Judgment was entered on a warrant of attorney contained in a written lease of real estate; defendant asked that the judgment be opened and she let into a defense; the petition was denied, and this appeal followed.

The lease in question is dated June 9, 1919, and the judgment for possession was entered August 31, 1922. When the lease was signed and defendant took possession thereunder, the lessor and lessee executed a contract of sale, whereby the former agreed to convey to the latter the leased property, on payment of the purchase price within six months, “said time to be the essence of this agreement, unless extended by mutual consent in writing endorsed hereon”; but when the judgment appealed from was entered more than three years had expired, and the purchase money had not been paid.

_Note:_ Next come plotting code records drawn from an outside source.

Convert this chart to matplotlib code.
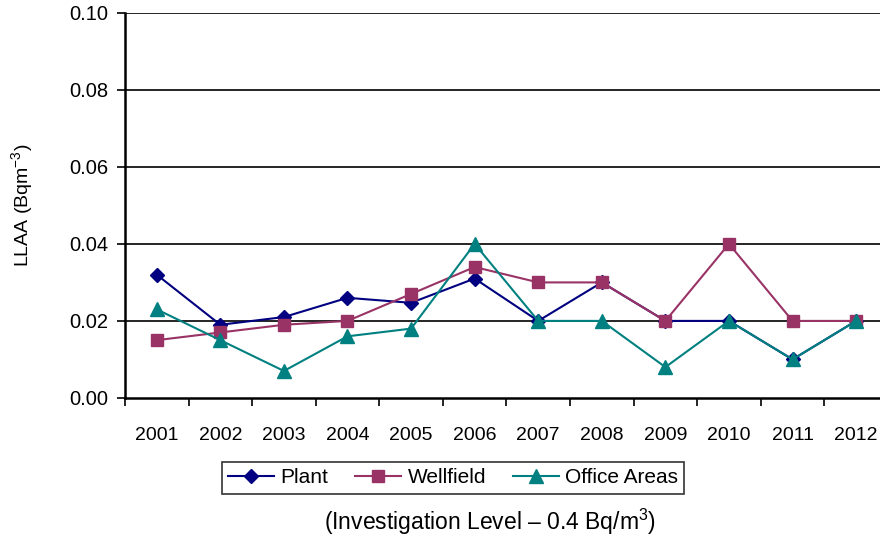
import matplotlib.pyplot as plt
import numpy as np

plt.rcParams['font.family'] = ['Liberation Sans', 'DejaVu Sans']
plt.rcParams['mathtext.fontset'] = 'custom'
plt.rcParams['mathtext.rm'] = 'Liberation Sans'

years = ['2001', '2002', '2003', '2004', '2005', '2006',
         '2007', '2008', '2009', '2010', '2011', '2012']
plant = [0.032, 0.019, 0.021, 0.026, 0.0247, 0.031,
         0.020, 0.030, 0.020, 0.020, 0.010, 0.020]
wellfield = [0.015, 0.017, 0.019, 0.020, 0.027, 0.034,
             0.030, 0.030, 0.020, 0.040, 0.020, 0.020]
office = [0.023, 0.015, 0.007, 0.016, 0.018, 0.040,
          0.020, 0.020, 0.008, 0.020, 0.010, 0.020]
yticks = [0.00, 0.02, 0.04, 0.06, 0.08, 0.10]

fig = plt.figure(figsize=(8.8, 5.37), dpi=100)
# right edge of the axes runs slightly past the picture, as in the original
ax = fig.add_axes([0.142, 0.259, 0.867, 0.717])

x = np.arange(len(years))
ax.plot(x, plant, color='#000080', lw=1.5, marker='D', ms=7.5, label='Plant')
ax.plot(x, wellfield, color='#993366', lw=1.5, marker='s', ms=8.5, label='Wellfield')
ax.plot(x, office, color='#008080', lw=1.5, marker='^', ms=9.5, label='Office Areas')

ax.set_xlim(-0.5, len(years) - 0.5)
ax.set_ylim(0, 0.10)

for v in yticks[1:]:
    ax.axhline(v, color='black', lw=1.2, zorder=0)

ax.set_yticks(yticks)
ax.set_yticklabels(['%.2f' % v for v in yticks])
ax.set_xticks(x)
ax.set_xticklabels(years)
ax.set_xticks(np.arange(-0.5, len(years), 1), minor=True)
ax.tick_params(axis='x', which='major', length=0, pad=21, labelsize=14)
ax.tick_params(axis='x', which='minor', length=6, width=1.2, direction='out')
ax.tick_params(axis='y', length=6, width=1.2, direction='out', labelsize=14.5, pad=6)

for s in ['top', 'right']:
    ax.spines[s].set_visible(False)
for s in ['left', 'bottom']:
    ax.spines[s].set_linewidth(1.8)

ax.set_ylabel('LLAA (Bqm$^{\\mathrm{-3}}$)', fontsize=14, labelpad=24)

leg = fig.legend(loc='center', bbox_to_anchor=(0.515, 0.11), ncol=3,
                 fontsize=15, frameon=True, fancybox=False, edgecolor='black',
                 handlelength=2.2, columnspacing=1.3, handletextpad=0.3,
                 borderpad=0.3)
leg.get_frame().set_linewidth(1.2)

fig.text(0.557, 0.028, '(Investigation Level \u2013 0.4 Bq/m$^{\\mathrm{3}}$)',
         ha='center', va='center', fontsize=16.5)

fig.savefig('out.png')
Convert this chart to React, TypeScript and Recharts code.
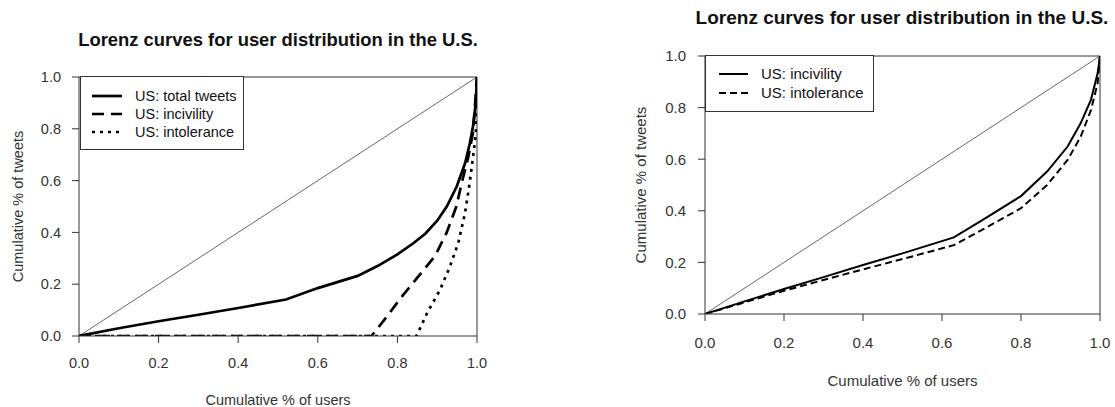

Appellant alleged waiver of the strict requirement as to time for settlement; the averments in this regard are very general, however, the facts constituting the alleged waiver not being stated, and no evidence on the subject was produced.

Appellant contends the court should have opened the judgment entered on the lease, because of the equitable title claimed to be' in her under the agreement of sale and the fact that, after the lessor’s death, she had petitioned the Orphans’ Court of Bucks County to compel specific performance, which proceedings are still pending.

The court below took the ground that defendant was not in possession under the agreement, but under the lease, as a tenant from July 1, 1919. In this we see no error. The fact that a lease was executed tends strongly to negative the idea that appellant was in possession under the agreement, and the character of her possession differentiates this case from those relied on by appellant.

The essential thing to entitle appellant to specific performance and the right of possession by force of the agreement of sale was tender by her of the purchase money, and nowhere in these proceedings has she averred or proved tender, nor conduct by the vendor which would waive the necessity of tender.

Appellant saw fit to rest in the main on the rights accruing to her by virtue of the contract of sale and the bare fact that she had commenced proceedings in the court of another county to enforce such alleged rights; these grounds, as presented, did not move the court to grant the relief asked, and we are not convinced of error.

The order appealed from is affirmed.